Because Desktop Linux experience is terrible.
Every couple years I try to go back to a Desktop Linux experience. My dev machine for the longest time was Linux with fluxbox/blackbox as the wm. It was fine for me when I wanted to tinker more and didn't mind the hoops to get things working.
But nowadays? I tried to give my daughter an Ubuntu powered laptop. But then I had to keep getting it from her to configure this thing or that thing or whatever. Wouldn't play videos on some sites. Couldn't run Spotify. Speakers only played mono. Printing was a pain. Wifi was spotty.
My younger self would have tackled it. But now? Ain't nobody got time for that when your kiddo is trying to do homework and just not worry about drivers, config files, etc.
I use Macs with OSX cause I never have to think about that stuff and be interrupted, plus I can run whatever OSS I want (either as a container or via homebrew or whatever).
Linux for servers though? Nothing better imho. But Desktop Linux just still isn't there and likely never will be.
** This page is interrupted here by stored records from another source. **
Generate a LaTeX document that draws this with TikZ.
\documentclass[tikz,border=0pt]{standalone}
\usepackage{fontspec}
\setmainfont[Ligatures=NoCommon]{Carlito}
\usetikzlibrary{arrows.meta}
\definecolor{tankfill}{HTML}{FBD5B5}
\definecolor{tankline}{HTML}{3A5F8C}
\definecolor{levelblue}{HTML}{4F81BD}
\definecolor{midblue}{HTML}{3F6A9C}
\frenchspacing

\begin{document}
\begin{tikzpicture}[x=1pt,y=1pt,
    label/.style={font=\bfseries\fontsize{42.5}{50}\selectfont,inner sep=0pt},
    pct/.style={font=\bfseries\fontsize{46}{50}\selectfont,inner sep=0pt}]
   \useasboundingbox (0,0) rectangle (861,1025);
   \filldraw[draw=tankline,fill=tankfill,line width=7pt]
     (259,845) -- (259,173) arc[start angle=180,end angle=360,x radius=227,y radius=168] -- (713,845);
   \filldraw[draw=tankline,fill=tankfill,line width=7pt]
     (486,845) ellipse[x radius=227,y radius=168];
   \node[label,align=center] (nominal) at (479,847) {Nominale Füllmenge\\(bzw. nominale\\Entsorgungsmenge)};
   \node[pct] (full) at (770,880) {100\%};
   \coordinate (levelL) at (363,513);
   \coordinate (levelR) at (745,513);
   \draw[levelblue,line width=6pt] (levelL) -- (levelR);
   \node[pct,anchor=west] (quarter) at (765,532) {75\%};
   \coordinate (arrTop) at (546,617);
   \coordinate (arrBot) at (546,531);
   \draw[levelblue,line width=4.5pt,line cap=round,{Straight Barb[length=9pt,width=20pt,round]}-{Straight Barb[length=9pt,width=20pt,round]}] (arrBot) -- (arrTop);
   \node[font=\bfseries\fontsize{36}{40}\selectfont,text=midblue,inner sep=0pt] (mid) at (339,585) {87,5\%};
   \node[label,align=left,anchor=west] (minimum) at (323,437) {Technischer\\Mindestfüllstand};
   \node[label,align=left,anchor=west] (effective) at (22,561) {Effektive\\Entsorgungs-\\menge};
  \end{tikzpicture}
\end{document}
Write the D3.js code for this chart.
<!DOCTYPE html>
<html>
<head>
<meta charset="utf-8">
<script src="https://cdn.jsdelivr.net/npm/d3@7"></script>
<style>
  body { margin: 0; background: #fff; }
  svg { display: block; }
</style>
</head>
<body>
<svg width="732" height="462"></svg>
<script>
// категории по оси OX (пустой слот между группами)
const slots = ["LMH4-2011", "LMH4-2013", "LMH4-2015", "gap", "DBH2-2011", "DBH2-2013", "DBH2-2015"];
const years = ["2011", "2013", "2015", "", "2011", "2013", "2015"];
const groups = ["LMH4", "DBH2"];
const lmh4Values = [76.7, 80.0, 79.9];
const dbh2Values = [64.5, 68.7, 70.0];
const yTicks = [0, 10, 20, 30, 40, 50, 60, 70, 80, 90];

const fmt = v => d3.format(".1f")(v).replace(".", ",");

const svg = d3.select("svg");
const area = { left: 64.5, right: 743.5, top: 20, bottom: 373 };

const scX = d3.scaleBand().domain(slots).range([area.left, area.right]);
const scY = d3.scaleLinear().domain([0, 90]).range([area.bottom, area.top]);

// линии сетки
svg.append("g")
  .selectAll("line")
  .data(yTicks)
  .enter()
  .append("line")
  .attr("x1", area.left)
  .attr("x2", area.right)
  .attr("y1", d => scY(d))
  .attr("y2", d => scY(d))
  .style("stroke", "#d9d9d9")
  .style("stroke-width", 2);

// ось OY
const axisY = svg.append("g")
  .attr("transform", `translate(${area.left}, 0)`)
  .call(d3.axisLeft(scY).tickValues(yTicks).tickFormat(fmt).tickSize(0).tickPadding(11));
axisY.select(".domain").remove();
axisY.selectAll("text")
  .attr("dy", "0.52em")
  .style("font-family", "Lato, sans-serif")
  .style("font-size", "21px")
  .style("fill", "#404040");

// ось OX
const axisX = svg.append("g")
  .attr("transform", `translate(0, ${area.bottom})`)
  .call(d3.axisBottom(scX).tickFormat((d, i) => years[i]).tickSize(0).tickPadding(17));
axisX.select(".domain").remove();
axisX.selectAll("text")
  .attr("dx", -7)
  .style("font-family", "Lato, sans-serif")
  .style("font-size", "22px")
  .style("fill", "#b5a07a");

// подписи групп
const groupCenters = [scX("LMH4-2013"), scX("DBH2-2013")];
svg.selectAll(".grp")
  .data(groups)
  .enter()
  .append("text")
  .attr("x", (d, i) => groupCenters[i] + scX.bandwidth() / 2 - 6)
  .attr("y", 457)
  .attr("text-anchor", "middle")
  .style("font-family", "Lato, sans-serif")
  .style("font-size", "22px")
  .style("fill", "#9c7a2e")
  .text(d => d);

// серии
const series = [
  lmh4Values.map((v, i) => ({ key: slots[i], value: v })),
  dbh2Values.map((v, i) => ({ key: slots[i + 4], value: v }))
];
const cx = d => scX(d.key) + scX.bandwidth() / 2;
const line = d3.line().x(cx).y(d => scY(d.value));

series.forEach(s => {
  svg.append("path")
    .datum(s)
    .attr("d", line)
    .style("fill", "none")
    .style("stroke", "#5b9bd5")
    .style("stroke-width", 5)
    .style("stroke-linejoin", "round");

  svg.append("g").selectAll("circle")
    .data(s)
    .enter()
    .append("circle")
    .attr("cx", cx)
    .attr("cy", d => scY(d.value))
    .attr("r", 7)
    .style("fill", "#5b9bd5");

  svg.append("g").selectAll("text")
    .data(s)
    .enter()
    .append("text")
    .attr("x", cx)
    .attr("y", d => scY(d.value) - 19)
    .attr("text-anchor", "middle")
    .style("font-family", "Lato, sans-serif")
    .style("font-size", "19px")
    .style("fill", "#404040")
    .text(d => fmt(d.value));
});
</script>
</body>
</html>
Its unfortunate that you've had such a terrible experience; seems like a bad audio driver might've been the cause of all your issues. When I disable pulseaudio to do some music recording I can't play youtube videos, much like you describe.
If you ever decide to give Ubuntu another spin, I recommend purchasing your hardware with Linux in mind. Its a bit of a pain when compared to Windows, but when it comes to OSX you have to do the same thing.
ps. I haven't tried it, but there is a database of Ubuntu being tested against different hardware: certification.ubuntu.com/certifica...
I could see doing it for myself some day, but never again for anyone else.
Linux on the Desktop is the realm of power users in my humble opinion.
I use Linux on desktop more than 10 years. When I started use Linux, I felt what catched all troubles. But, step by step, then I get experience I know how to solve many troubles. For solving trouble I should get knowledge how it work, and then I catch similar trouble I know how to fix it.
Today I use Arch Linux it's helps me to avoid more troubles what I had in Ubuntu.
PS: sorry for my english
I'm glad you enjoy the experience.
I think it is fine for developers.
Desktop Linux definitely, for the most part, is not ready for the average user. Or even the average power user.
At the end of the day I don't want to have to constantly solve problems on my workstation just to get to the work I have to solve for ... well, actual work.
I used to find fighting those desktop linux challenges fun (ooh, I'm going to recompile the kernel myself to get this driver for my sound card to work!), but now I'm too apathetic to want to do it. I got bigger fish to fry and now just find those things annoying.